Associate Builders v. Delhi Development Authority (2014)


In the present case, the appellant was awarded with the construction work by the Delhi Development Authority (DDA, defendant), and the construction work was given on the contract to the appellant. The appellant has to build 168 Middle Income Group and 56 Lower Income Group House as per, the contract which specified the tender amount of Rs. 87,66,678/- was given to the appellant to complete the construction work. As per the contract, the construction work has to be completed within 9 months but was completed in 34 months. The contractor i.e. appellant has completed the work of only 166 Middle Income Group and 36 Lower Income Group House. The total value of work which was done by the contractor was Rs. 62,84,845/-.

It was contended by the appellant that the delay in completion of the construction was because of the defendant’s fault; around 15 claims were made by the appellant regarding the default made by the defendant. As a result, the Delhi High Court appointed a sole arbitrator to initiate an arbitral proceeding on this matter. After going through all the 15 claims, the arbitrator concluded that there are 4 claims that are most relevant. Considering these 4 claims, it was stated that the delay was indeed because of the defendant’s fault. It was further stated by the arbitrator that the respondent failed to fulfil the obligation as a result delay was caused and further the appellant has suffered a huge monetary loss.

The defendant objecting to the arbitral award appealed to the Delhi High Court, however, the learned single judge bench dismissed the appeal and sustained the award which was given by the arbitral tribunal. Thereafter, the defendant appealed the matter to the divisional bench of that particular court itself under Section 37 of the said Act against a single judge bench order. The divisional bench overruled the previous decision given by the single judge bench and also the awards of the arbitral tribunal were set aside. 

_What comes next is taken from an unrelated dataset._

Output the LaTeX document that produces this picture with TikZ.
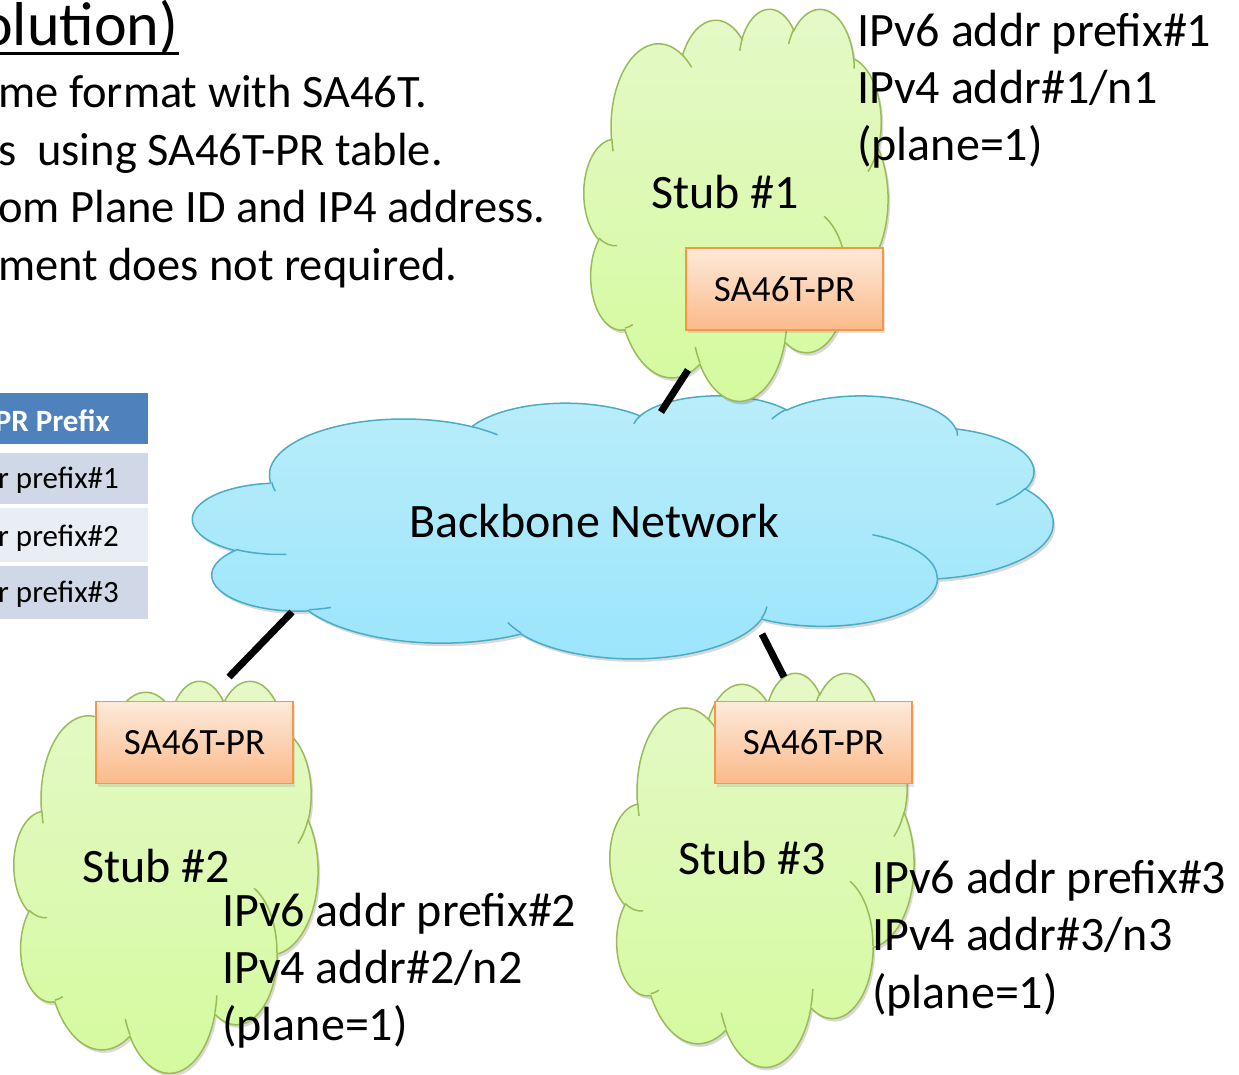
\documentclass[tikz,border=0pt]{standalone}
\usepackage{fontspec}
\setmainfont{Carlito}
\usetikzlibrary{shadows}
\definecolor{stubtop}{RGB}{229,249,200}
\definecolor{stubbot}{RGB}{212,250,157}
\definecolor{stubline}{RGB}{155,187,89}
\definecolor{bbtop}{RGB}{186,237,250}
\definecolor{bbbot}{RGB}{155,229,251}
\definecolor{bbline}{RGB}{75,172,198}
\definecolor{boxtop}{RGB}{253,234,218}
\definecolor{boxbot}{RGB}{251,186,138}
\definecolor{boxline}{RGB}{247,150,70}
\definecolor{hdr}{RGB}{79,129,189}
\definecolor{rowa}{RGB}{208,216,232}
\definecolor{rowb}{RGB}{233,237,244}

% DrawingML-style arcTo (visual angles -> parametric angles)
\newcommand\ooarc[4]{%
  \pgfextra{%
    \pgfmathsetmacro\oots{atan2((#1)*sin(#3),(#2)*cos(#3))}%
    \pgfmathsetmacro\ooter{atan2((#1)*sin((#3)+(#4)),(#2)*cos((#3)+(#4)))}%
    \pgfmathsetmacro\ood{\ooter-(\oots)}%
    \pgfmathsetmacro\oote{\oots+(\ood)+360*((\ood)<0)}%
  }%
  arc[x radius=#1, y radius=#2, start angle=\oots, end angle=\oote]}

\newcommand\cldoutline{(390,1437)
  \ooarc{675.3}{919.0}{-190.48748}{123.78053}
  \ooarc{533.3}{726.7}{-144.10238}{89.94523}
  \ooarc{436.5}{594.5}{-145.80792}{99.72302}
  \ooarc{485.7}{659.5}{-130.98607}{117.24173}
  \ooarc{533.3}{727.3}{-78.70888}{109.02692}
  \ooarc{677.5}{922.0}{-46.26725}{130.269}
  \ooarc{578.5}{786.7}{0.62502}{114.03333}
  \ooarc{675.2}{921.5}{22.4516}{115.17255}
  \ooarc{772.0}{1054.3}{66.24263}{75.71102}
  \ooarc{436.0}{591.8}{-274.94208}{146.73557}
  \ooarc{434.5}{594.5}{-246.8285}{152.51885} -- cycle}

\newcommand\cldinner{
  (469.3,2617.7) \ooarc{434.5}{594.5}{86.742}{26.4295}
  (692.8,3489.9) \ooarc{436.0}{591.8}{73.61047}{11.44747}
  (1647.8,3909.0) \ooarc{675.2}{921.5}{137.62415}{14.0811}
  (2882.7,3475.1) \ooarc{675.2}{921.5}{6.45327}{15.99835}
  (3412.9,2295.4) \ooarc{578.5}{786.7}{-70.29235}{70.91737}
  (4179.8,1535.4) \ooarc{533.3}{727.3}{30.31803}{27.7515}
  (3832.4,542.6) \ooarc{485.7}{659.5}{-13.74433}{14.8589}
  (2907.8,395.2) \ooarc{485.7}{659.5}{-149.18145}{18.19537}
  (2214.1,472.0) \ooarc{436.5}{594.5}{-163.49427}{17.68635}
  (1400.0,519.2) \ooarc{675.3}{919.0}{-66.70695}{12.31935}
  (412.7,1578.9) \ooarc{675.3}{919.0}{162.03617}{11.85288}}

% name, x0, y0, w, h, kind (stub/bb)
\newcommand\ppcloud[6]{%
  \pgfmathsetmacro\cldx{#4/4320}\pgfmathsetmacro\cldy{#5/4320}%
  \begin{scope}[shift={(#2,#3)}, x=\cldx pt, y=-\cldy pt]
    \fill[black,opacity=.15,xshift=2pt,yshift=-3pt] \cldoutline;
    \path[#6 fill] \cldoutline;
    \draw[#6 line] \cldinner;
    \coordinate (#1) at (2160,2160);
  \end{scope}}

\tikzset{
  stub fill/.style={top color=stubtop, bottom color=stubbot, draw=stubline, line width=1.5pt},
  stub line/.style={draw=stubline, line width=1.5pt},
  bb fill/.style={top color=bbtop, bottom color=bbbot, draw=bbline, line width=1.5pt},
  bb line/.style={draw=bbline, line width=1.5pt},
  txt/.style={font=\fontsize{48}{58}\selectfont, inner sep=0pt, anchor=base west},
  bodytxt/.style={txt, font=\fontsize{46.5}{56}\selectfont},
  tabtxt/.style={font=\fontsize{31}{37}\selectfont, inner sep=0pt, anchor=base east},
  cell/.style={rectangle, inner sep=0pt, minimum width=150pt, anchor=north west},
  prbox/.style={rectangle, minimum width=197pt, minimum height=82pt, inner sep=0pt,
    top color=boxtop, bottom color=boxbot, draw=boxline, line width=1.5pt,
    font=\fontsize{37}{44}\selectfont,
    drop shadow={opacity=.2, shadow xshift=2pt, shadow yshift=-3pt}},
  link/.style={line width=7pt, black}
}

\begin{document}
\begin{tikzpicture}[x=1pt, y=-1pt]
\fill[white] (0,0) rectangle (1239,1074);
\useasboundingbox (0,0) rectangle (1239,1074);

% title and bullet text (cut at left edge)
\node[txt, font=\fontsize{62}{74}\selectfont] (title) at (-20,45) {olution)};
\draw[line width=3pt] ([yshift=-8pt]title.base west) -- ([yshift=-8pt]title.base east);
\node[bodytxt] (l1) at (-2,107) {me format with SA46T.};
\node[bodytxt] (l2) at (-2,165) {s\ \ using SA46T-PR table.};
\node[bodytxt] (l3) at (-2,222) {om Plane ID and IP4 address.};
\node[bodytxt] (l4) at (-2,280) {ment does not required.};

% table
\node[cell, fill=hdr, minimum height=51pt] (th) at (-2,393) {};
\node[cell, fill=rowa, minimum height=51pt] (tr1) at (-2,453) {};
\node[cell, fill=rowb, minimum height=54pt] (tr2) at (-2,508) {};
\node[cell, fill=rowa, minimum height=53pt] (tr3) at (-2,566) {};
\node[tabtxt, white, font=\fontsize{31}{37}\selectfont\bfseries] (tht) at (110,431) {PR Prefix};
\node[tabtxt] (tr1t) at (119,488) {r prefix\#1};
\node[tabtxt] (tr2t) at (119,546) {r prefix\#2};
\node[tabtxt] (tr3t) at (119,602) {r prefix\#3};

% clouds
\ppcloud{bb}{193}{395}{860}{263}{bb}
\ppcloud{s1}{584}{8}{304}{392}{stub}
\ppcloud{s2}{14}{680}{304}{392}{stub}
\ppcloud{s3}{610}{672}{304}{394}{stub}

% connectors
\coordinate (s1link) at (688,370);
\coordinate (bblink1) at (661,412);
\coordinate (bblink2) at (292,612);
\coordinate (s2link) at (229,677);
\coordinate (bblink3) at (762,634);
\coordinate (s3link) at (784,677);
\draw[link] (s1link) -- (bblink1);
\draw[link] (bblink2) -- (s2link);
\draw[link] (bblink3) -- (s3link);

% SA46T-PR boxes
\node[prbox] (pr1) at (784.5,289) {SA46T-PR};
\node[prbox] (pr2) at (194.5,742.5) {SA46T-PR};
\node[prbox] (pr3) at (813.5,742.5) {SA46T-PR};

% labels
\node[txt] (bbt) at (409,537) {Backbone Network};
\node[txt] (s1t) at (651,208) {Stub \#1};
\node[txt] (s2t) at (82,882) {Stub \#2};
\node[txt] (s3t) at (678,874) {Stub \#3};

\node[txt] (a1) at (857,46) {IPv6 addr prefix\#1};
\node[txt] (b1) at (857,103) {IPv4 addr\#1/n1};
\node[txt] (c1) at (857,160) {(plane=1)};

\node[txt] (a2) at (222,926) {IPv6 addr prefix\#2};
\node[txt] (b2) at (222,983) {IPv4 addr\#2/n2};
\node[txt] (c2) at (222,1040) {(plane=1)};

\node[txt] (a3) at (872,893) {IPv6 addr prefix\#3};
\node[txt] (b3) at (872,950) {IPv4 addr\#3/n3};
\node[txt] (c3) at (872,1008) {(plane=1)};
\end{tikzpicture}
\end{document}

The appellant then appealed to the Apex Court by the Special Leave Petition under Article 136 of the Indian Constitution against the order of the divisional bench. 


The primary issue of this case was whether the divisional bench had surpassed its jurisdiction in setting aside the award given by the arbitral tribunal.


The court of law in this case allowed the appeal and further set aside the impugned award. It was held by the Supreme Court that under Section 34 the court must not set aside the award given by the arbitral tribunal if they don’t agree with the interpretation of the agreement which is given by the arbitral tribunal. In order to set aside the award the court must show that the decision given by the tribunal was based on the irregular or no evidence.

Konkan Railway Corporation Limited v. Chenab Bridge Project Undertaking (2023)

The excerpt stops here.